Process intelligence is especially valuable here. By measuring procurement cycle times, invoice exception rates, change order aging, billing turnaround, and integration reliability, leaders can identify where standardization is working and where local workarounds persist. This creates a fact base for continuous improvement across regions and business units.
Executive recommendations for construction ERP automation programs
Executives should sponsor construction ERP automation as a cross-functional operating model initiative spanning finance, project operations, procurement, IT, and integration architecture. The most successful programs do not begin with a broad technology rollout. They begin by identifying the highest-friction workflows, defining standard process states, and establishing governance for data, approvals, and interoperability.

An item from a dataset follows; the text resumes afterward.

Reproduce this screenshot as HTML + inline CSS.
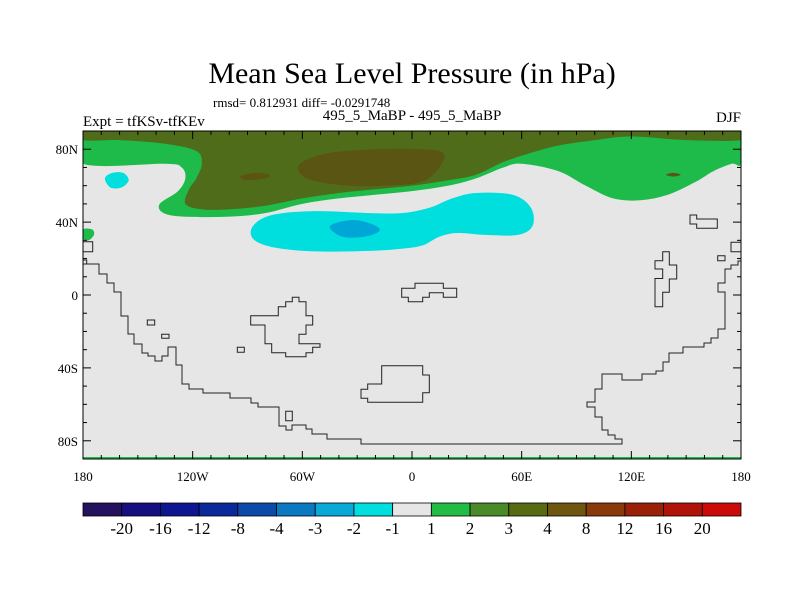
<!DOCTYPE html>
<html><head><meta charset="utf-8"><style>
body{margin:0;background:#fff;width:800px;height:600px;overflow:hidden}
svg text{font-family:"Liberation Serif",serif;fill:#000}
</style></head><body>
<svg id="chart" width="800" height="600" viewBox="0 0 800 600">
<text x="412" y="83" font-size="30" text-anchor="middle">Mean Sea Level Pressure (in hPa)</text>
<text x="213" y="107" font-size="13">rmsd= 0.812931 diff= -0.0291748</text>
<text x="83" y="126" font-size="15">Expt = tfKSv-tfKEv</text>
<text x="412" y="120" font-size="15" text-anchor="middle">495_5_MaBP - 495_5_MaBP</text>
<text x="741" y="122" font-size="15" text-anchor="end">DJF</text>
<defs><clipPath id="pc"><rect x="83" y="131" width="658" height="328"/></clipPath></defs>
<rect x="83" y="131" width="658" height="328" fill="#e6e6e6"/>
<g id="fills" clip-path="url(#pc)"></g>
<g id="coast" fill="none" stroke="#222" stroke-width="1" clip-path="url(#pc)">
<path d="M83,264H99V274H107V283H114V292H121V316H128V334H134V344H142V353H148V356H155V361H162V356H168V347H176V365H182V384H189V389H203V393H230V398H251V403H258V407H279V426H286V430H292V425H306V429H312V434H327V439H361V444H622V439H615V435H608V430H602V417H595V407H587V402H595V389H602V374H622V380H642V374H656V371H663V362H669V353H683V347H704V343H711V338H718V329H725V292H718V283H725V269H731V265H738V261H741"/>
<path d="M250.7,315.7H278.3V306.7H285.7V301.7H292.3V297.3H299V301.7H306V315.7H312.7V325H306V334.3H299V343.7H320V347.3H312.7V352.7H306V356.7H285.7V352.7H271.7V343.7H265V325H250.7Z"/>
<path d="M147.3,320H154.7V325H147.3Z M161.7,334.3H169V338.3H161.7Z M237.3,347.3H244.3V352.3H237.3Z M285.7,411.3H292.3V420.7H285.7Z"/>
<path d="M381.7,365.7H422.7V375H429.3V392.7H422.7V402.3H367.7V398.3H361V389.3H367.7V384H381.7Z"/>
<path d="M83,241.7H92.7V251.7H83 M83,260H86.7V264"/>
<path d="M401.7,288.3H415V283.3H443.3V288.3H456.7V297.3H443.3V292.7H429.3V297.3H422.7V301.7H408.3V297.3H401.7Z"/>
<path d="M655,260.7H662.7V251.7H669.3V265H676.7V279H669.3V292.3H662.7V306.7H655V278.5H662.7V269H655Z"/>
<path d="M690,215H696.7V219H717.3V228.3H696.7V224H690Z M717.7,255.7H725V260.7H717.7Z M741,242.3H731V251.7H741"/>
</g>
<g id="axes"></g>
<g id="cbar"></g>
</svg>
<script>
// colorbar data
const levels=[-20,-16,-12,-8,-4,-3,-2,-1,1,2,3,4,8,12,16,20];
const levelColors=["#24125f","#160f80","#0d1690","#0a2a9c","#0b4aa8","#0b78c2","#0aa8d6","#00dede","#e6e6e6","#22bb44","#4a8a28","#566b12","#6e5510","#8a3a0a","#9a2008","#b01408","#cc0a0a"];
// map fill colours for each contour band (as rendered on the map)
const mapColors=["#00a6d6","#00dede","#1fbb4a","#4f6c1a","#5a5512"];
// contour regions: [lon,lat] vertices
const greenRegion=[[-180,90],[180,90],[180,72],[175,72],[165,68],[155,62],[140,55],[125,52],[110,53],[95,60],[80,68],[60,72],[50,70],[35,64],[20,60],[0,57],[-20,55],[-40,53],[-60,50],[-80,45],[-100,43],[-125,43],[-136,45],[-138,50],[-128,57],[-124,64],[-126,70],[-135,72],[-180,72]];
const darkGreenRegion=[[-180,90],[180,90],[180,85],[150,85],[120,87],[100,85],[80,82],[65,78],[50,73],[35,66],[20,63],[0,60],[-20,58],[-40,56],[-60,53],[-80,49],[-100,47],[-115,47],[-124,50],[-122,58],[-118,64],[-115,72],[-118,79],[-135,83],[-160,85],[-180,85]];
const brownRegion=[[-60,73],[-45,78],[-20,80],[5,80],[17,78],[15,70],[5,62],[-15,60],[-35,60],[-55,63],[-62,68]];
const brownSmall=[[-94,65],[-86,67],[-78,66],[-80,64],[-90,63]];
const brownDot=[[139,66],[143,67],[147,66],[143,65]];
const cyanRegion=[[-88,36],[-82,42],[-70,45],[-50,46],[-25,45],[-5,45],[10,48],[22,53],[35,56],[55,55],[65,48],[66,38],[58,33],[40,33],[25,34],[15,32],[5,27],[-10,25],[-30,24],[-55,24],[-75,26],[-86,30]];
const cyanSmall=[[-168,64],[-164,67],[-158,67],[-155,63],[-159,59],[-165,59]];
const blueRegion=[[-45,37],[-40,40],[-30,41],[-20,38],[-18,35],[-26,32],[-38,32]];
const greenDotLeft=[[-180,31],[-180,36],[-175,36],[-174,33],[-177,30]];
const regions=[[greenRegion,2],[darkGreenRegion,3],[brownRegion,4],[brownSmall,4],[brownDot,4],[cyanRegion,1],[cyanSmall,1],[blueRegion,0],[greenDotLeft,2]];
const lonTicks=[-180,-120,-60,0,60,120,180];
const lonLabels=["180","120W","60W","0","60E","120E","180"];
const latTicks=[80,40,0,-40,-80];
const latLabels=["80N","40N","0","40S","80S"];

const X0=83,X1=741,Y0=131,Y1=459;
const xs=lon=>X0+(lon+180)/360*(X1-X0);
const ys=lat=>Y0+(90-lat)/180*(Y1-Y0);
const NS="http://www.w3.org/2000/svg";
function mk(t,a,p){const e=document.createElementNS(NS,t);for(const k in a)e.setAttribute(k,a[k]);p.appendChild(e);return e;}
function smooth(pts){
  const P=pts.map(p=>[xs(p[0]),ys(p[1])]);const n=P.length;let d="M"+P[0][0]+","+P[0][1];
  for(let i=0;i<n;i++){const p0=P[(i-1+n)%n],p1=P[i],p2=P[(i+1)%n],p3=P[(i+2)%n];
    const c1=[p1[0]+(p2[0]-p0[0])/6,p1[1]+(p2[1]-p0[1])/6],c2=[p2[0]-(p3[0]-p1[0])/6,p2[1]-(p3[1]-p1[1])/6];
    d+="C"+c1+" "+c2+" "+p2;}
  return d+"Z";}
const fills=document.getElementById('fills');
regions.forEach((r,i)=>{const e=mk('path',{d:smooth(r[0]),fill:mapColors[r[1]]},fills);

});
const bl=mk('rect',{x:X0,y:Y1-2,width:X1-X0,height:2,fill:"#1fbb4a"},fills);



const ax=document.getElementById('axes');
mk('rect',{x:X0,y:Y0,width:X1-X0,height:Y1-Y0,fill:"none",stroke:"#000","stroke-width":1},ax);
for(let lon=-180;lon<=180;lon+=10){const x=xs(lon),L=lon%60==0?8:4;
  mk('line',{x1:x,x2:x,y1:Y1,y2:Y1-L,stroke:"#000"},ax);mk('line',{x1:x,x2:x,y1:Y0,y2:Y0+L,stroke:"#000"},ax);}
for(let lat=-90;lat<=90;lat+=10){const y=ys(lat),L=lat%40==0?8:4;
  mk('line',{x1:X0,x2:X0+L,y1:y,y2:y,stroke:"#000"},ax);mk('line',{x1:X1,x2:X1-L,y1:y,y2:y,stroke:"#000"},ax);}
lonTicks.forEach((v,i)=>{const t=mk('text',{x:xs(v),y:481,"font-size":13,"text-anchor":"middle"},ax);t.textContent=lonLabels[i];

});
latTicks.forEach((v,i)=>{const t=mk('text',{x:78,y:ys(v)+5,"font-size":13,"text-anchor":"end"},ax);t.textContent=latLabels[i];

});

const cb=document.getElementById('cbar');const n=levelColors.length,w=(X1-X0)/n;
levelColors.forEach((c,i)=>{const r=mk('rect',{x:X0+i*w,y:503,width:w,height:13,fill:c,stroke:"#000","stroke-width":0.8},cb);

});
levels.forEach((v,i)=>{const t=mk('text',{x:X0+(i+1)*w,y:534,"font-size":17,"text-anchor":"middle"},cb);t.textContent=v;

});
</script>
</body></html>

A realistic roadmap often starts with procurement-to-pay and project-to-bill workflows because they directly affect cost control, working capital, and executive reporting. From there, organizations can expand into subcontractor onboarding, change management, field data capture, and portfolio-level operational analytics. ROI should be measured through reduced cycle time, lower exception volume, improved billing timeliness, stronger compliance, and better forecast reliability rather than through simplistic labor elimination claims.
The tradeoff is clear: standardization may reduce local flexibility in the short term, but it creates scalable operational coordination across projects and entities. For growing construction firms, that tradeoff is often necessary to support acquisition integration, regional expansion, and cloud ERP modernization without multiplying process complexity.